** START Available data **

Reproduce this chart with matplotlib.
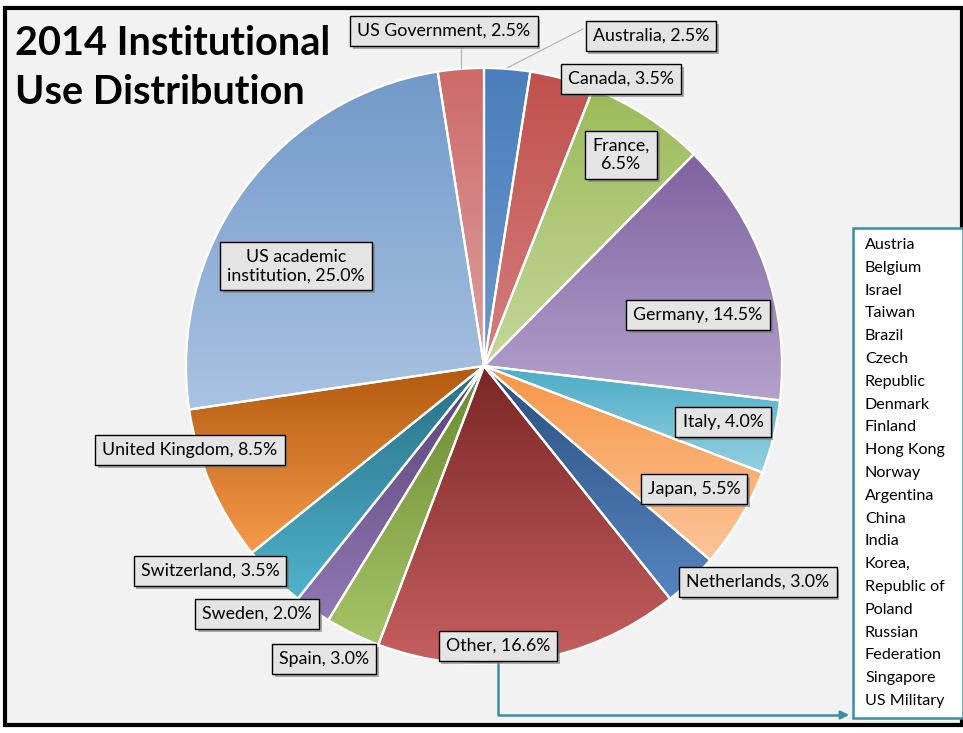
import numpy as np
import matplotlib.pyplot as plt
import matplotlib.patheffects as pe
from matplotlib.colors import to_rgb
from matplotlib.patches import Rectangle, FancyArrowPatch

plt.rcParams['font.family'] = ['Lato', 'DejaVu Sans']

# data (clockwise from 12 o'clock)
countries = ['Australia', 'Canada', 'France', 'Germany', 'Italy', 'Japan',
             'Netherlands', 'Other', 'Spain', 'Sweden', 'Switzerland',
             'United Kingdom', 'US academic institution', 'US Government']
shares = [2.5, 3.5, 6.5, 14.5, 4.0, 5.5, 3.0, 16.6, 3.0, 2.0, 3.5, 8.5, 25.0, 2.5]
other_list = ['Austria', 'Belgium', 'Israel', 'Taiwan', 'Brazil', 'Czech',
              'Republic', 'Denmark', 'Finland', 'Hong Kong', 'Norway',
              'Argentina', 'China', 'India', 'Korea,', 'Republic of', 'Poland',
              'Russian', 'Federation', 'Singapore', 'US Military']

# gradient colours per slice (top -> bottom)
top_cols = ['#4a7ebb', '#c0504d', '#9bbb59', '#7f61a0', '#4bacc6', '#f79646',
            '#2c5080', '#7a2626', '#6a8a30', '#574275', '#276f85', '#b35a0e',
            '#7299c9', '#cd6a68']
bot_cols = ['#6b97cc', '#d4807e', '#c4d79b', '#b3a2cc', '#93d0e0', '#fbc59a',
            '#5585c0', '#c86060', '#a6c468', '#9279b6', '#4fb3cc', '#f79a4c',
            '#a9c3e2', '#dca0a0']

# label text and box centre (pixels from top-left)
labels = ['Australia, 2.5%', 'Canada, 3.5%', 'France,\n6.5%', 'Germany, 14.5%',
          'Italy, 4.0%', 'Japan, 5.5%', 'Netherlands, 3.0%', 'Other, 16.6%',
          'Spain, 3.0%', 'Sweden, 2.0%', 'Switzerland, 3.5%',
          'United Kingdom, 8.5%', 'US academic\ninstitution, 25.0%',
          'US Government, 2.5%']
lab_pos = [(651, 36), (621, 79), (621, 155), (698, 315), (723, 422),
           (694, 489), (758, 582), (498, 646), (324, 659), (257, 614),
           (210, 571), (190, 450), (296, 266), (444, 31)]

W, H = 963, 733
def Y(py):
    return H - py

fig = plt.figure(figsize=(W / 100, H / 100), dpi=100)
fig.patch.set_facecolor('white')
ax = fig.add_axes([0, 0, 1, 1])
ax.axis('off')

ax.add_patch(Rectangle((5, Y(725)), 957, 717, fc='#f2f2f2', ec='black',
                       lw=3, zorder=0))

cx, cy, R = 484, Y(366), 298
wedges, _ = ax.pie(shares, startangle=90, counterclock=False, radius=R,
                   center=(cx, cy), frame=True,
                   wedgeprops=dict(edgecolor='white', linewidth=1.6,
                                   facecolor='none', zorder=3))
for w, c1, c2 in zip(wedges, top_cols, bot_cols):
    v = w.get_path().vertices
    x0, x1 = v[:, 0].min(), v[:, 0].max()
    y0, y1 = v[:, 1].min(), v[:, 1].max()
    t = np.linspace(0, 1, 200)[:, None]
    a, b = np.array(to_rgb(c2)), np.array(to_rgb(c1))
    img = (a + (b - a) * t)[:, None, :]
    im = ax.imshow(img, extent=[x0, x1, y0, y1], origin='lower',
                   interpolation='bilinear', aspect='auto', zorder=2)
    im.set_clip_path(w)

# leader lines
ax.plot([461, 461], [Y(45), Y(68)], color='#b0b0b0', lw=0.8, zorder=4)
ax.plot([583, 507], [Y(29), Y(68)], color='#b0b0b0', lw=0.8, zorder=4)

for txt, (px, py) in zip(labels, lab_pos):
    t = ax.text(px, Y(py), txt, ha='center', va='center', fontsize=12.8,
                color='black', multialignment='center', zorder=6,
                bbox=dict(boxstyle='square,pad=0.4', fc='#e4e4e4', ec='black', lw=1))
    t.get_bbox_patch().set_path_effects(
        [pe.SimplePatchShadow(offset=(2, -2), shadow_rgbFace='#777777', alpha=0.6),
         pe.Normal()])

ax.text(15, Y(25), '2014 Institutional\nUse Distribution', fontsize=28.5,
        fontweight='bold', ha='left', va='top', linespacing=1.4, zorder=6)

# box listing the "Other" countries
teal = '#3b8ea5'
ax.add_patch(Rectangle((853, Y(718)), 110, 490, fc='white', ec=teal, lw=1.8, zorder=4))
for i, name in enumerate(other_list):
    ax.text(865, Y(245 + i * 22.8), name, fontsize=11.6, ha='left', va='center', zorder=5)

ax.plot([498, 498, 843], [Y(660), Y(715), Y(715)], color=teal, lw=1.8, zorder=4)
ax.add_patch(FancyArrowPatch((838, Y(715)), (852, Y(715)), arrowstyle='-|>',
                             mutation_scale=12, color=teal, lw=1.8, zorder=4))

ax.set_xlim(0, W)
ax.set_ylim(0, H)
ax.set_aspect('auto')
fig.savefig('out.png', dpi=100)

** END Available data **

**Written request**
Without including any picture, repeat the data exactly.

**Output of the task**
Reproduce this chart with matplotlib.
import numpy as np
import matplotlib.pyplot as plt
import matplotlib.patheffects as pe
from matplotlib.colors import to_rgb
from matplotlib.patches import Rectangle, FancyArrowPatch

plt.rcParams['font.family'] = ['Lato', 'DejaVu Sans']

# data (clockwise from 12 o'clock)
countries = ['Australia', 'Canada', 'France', 'Germany', 'Italy', 'Japan',
             'Netherlands', 'Other', 'Spain', 'Sweden', 'Switzerland',
             'United Kingdom', 'US academic institution', 'US Government']
shares = [2.5, 3.5, 6.5, 14.5, 4.0, 5.5, 3.0, 16.6, 3.0, 2.0, 3.5, 8.5, 25.0, 2.5]
other_list = ['Austria', 'Belgium', 'Israel', 'Taiwan', 'Brazil', 'Czech',
              'Republic', 'Denmark', 'Finland', 'Hong Kong', 'Norway',
              'Argentina', 'China', 'India', 'Korea,', 'Republic of', 'Poland',
              'Russian', 'Federation', 'Singapore', 'US Military']

# gradient colours per slice (top -> bottom)
top_cols = ['#4a7ebb', '#c0504d', '#9bbb59', '#7f61a0', '#4bacc6', '#f79646',
            '#2c5080', '#7a2626', '#6a8a30', '#574275', '#276f85', '#b35a0e',
            '#7299c9', '#cd6a68']
bot_cols = ['#6b97cc', '#d4807e', '#c4d79b', '#b3a2cc', '#93d0e0', '#fbc59a',
            '#5585c0', '#c86060', '#a6c468', '#9279b6', '#4fb3cc', '#f79a4c',
            '#a9c3e2', '#dca0a0']

# label text and box centre (pixels from top-left)
labels = ['Australia, 2.5%', 'Canada, 3.5%', 'France,\n6.5%', 'Germany, 14.5%',
          'Italy, 4.0%', 'Japan, 5.5%', 'Netherlands, 3.0%', 'Other, 16.6%',
          'Spain, 3.0%', 'Sweden, 2.0%', 'Switzerland, 3.5%',
          'United Kingdom, 8.5%', 'US academic\ninstitution, 25.0%',
          'US Government, 2.5%']
lab_pos = [(651, 36), (621, 79), (621, 155), (698, 315), (723, 422),
           (694, 489), (758, 582), (498, 646), (324, 659), (257, 614),
           (210, 571), (190, 450), (296, 266), (444, 31)]

W, H = 963, 733
def Y(py):
    return H - py

fig = plt.figure(figsize=(W / 100, H / 100), dpi=100)
fig.patch.set_facecolor('white')
ax = fig.add_axes([0, 0, 1, 1])
ax.axis('off')

ax.add_patch(Rectangle((5, Y(725)), 957, 717, fc='#f2f2f2', ec='black',
                       lw=3, zorder=0))

cx, cy, R = 484, Y(366), 298
wedges, _ = ax.pie(shares, startangle=90, counterclock=False, radius=R,
                   center=(cx, cy), frame=True,
                   wedgeprops=dict(edgecolor='white', linewidth=1.6,
                                   facecolor='none', zorder=3))
for w, c1, c2 in zip(wedges, top_cols, bot_cols):
    v = w.get_path().vertices
    x0, x1 = v[:, 0].min(), v[:, 0].max()
    y0, y1 = v[:, 1].min(), v[:, 1].max()
    t = np.linspace(0, 1, 200)[:, None]
    a, b = np.array(to_rgb(c2)), np.array(to_rgb(c1))
    img = (a + (b - a) * t)[:, None, :]
    im = ax.imshow(img, extent=[x0, x1, y0, y1], origin='lower',
                   interpolation='bilinear', aspect='auto', zorder=2)
    im.set_clip_path(w)

# leader lines
ax.plot([461, 461], [Y(45), Y(68)], color='#b0b0b0', lw=0.8, zorder=4)
ax.plot([583, 507], [Y(29), Y(68)], color='#b0b0b0', lw=0.8, zorder=4)

for txt, (px, py) in zip(labels, lab_pos):
    t = ax.text(px, Y(py), txt, ha='center', va='center', fontsize=12.8,
                color='black', multialignment='center', zorder=6,
                bbox=dict(boxstyle='square,pad=0.4', fc='#e4e4e4', ec='black', lw=1))
    t.get_bbox_patch().set_path_effects(
        [pe.SimplePatchShadow(offset=(2, -2), shadow_rgbFace='#777777', alpha=0.6),
         pe.Normal()])

ax.text(15, Y(25), '2014 Institutional\nUse Distribution', fontsize=28.5,
        fontweight='bold', ha='left', va='top', linespacing=1.4, zorder=6)

# box listing the "Other" countries
teal = '#3b8ea5'
ax.add_patch(Rectangle((853, Y(718)), 110, 490, fc='white', ec=teal, lw=1.8, zorder=4))
for i, name in enumerate(other_list):
    ax.text(865, Y(245 + i * 22.8), name, fontsize=11.6, ha='left', va='center', zorder=5)

ax.plot([498, 498, 843], [Y(660), Y(715), Y(715)], color=teal, lw=1.8, zorder=4)
ax.add_patch(FancyArrowPatch((838, Y(715)), (852, Y(715)), arrowstyle='-|>',
                             mutation_scale=12, color=teal, lw=1.8, zorder=4))

ax.set_xlim(0, W)
ax.set_ylim(0, H)
ax.set_aspect('auto')
fig.savefig('out.png', dpi=100)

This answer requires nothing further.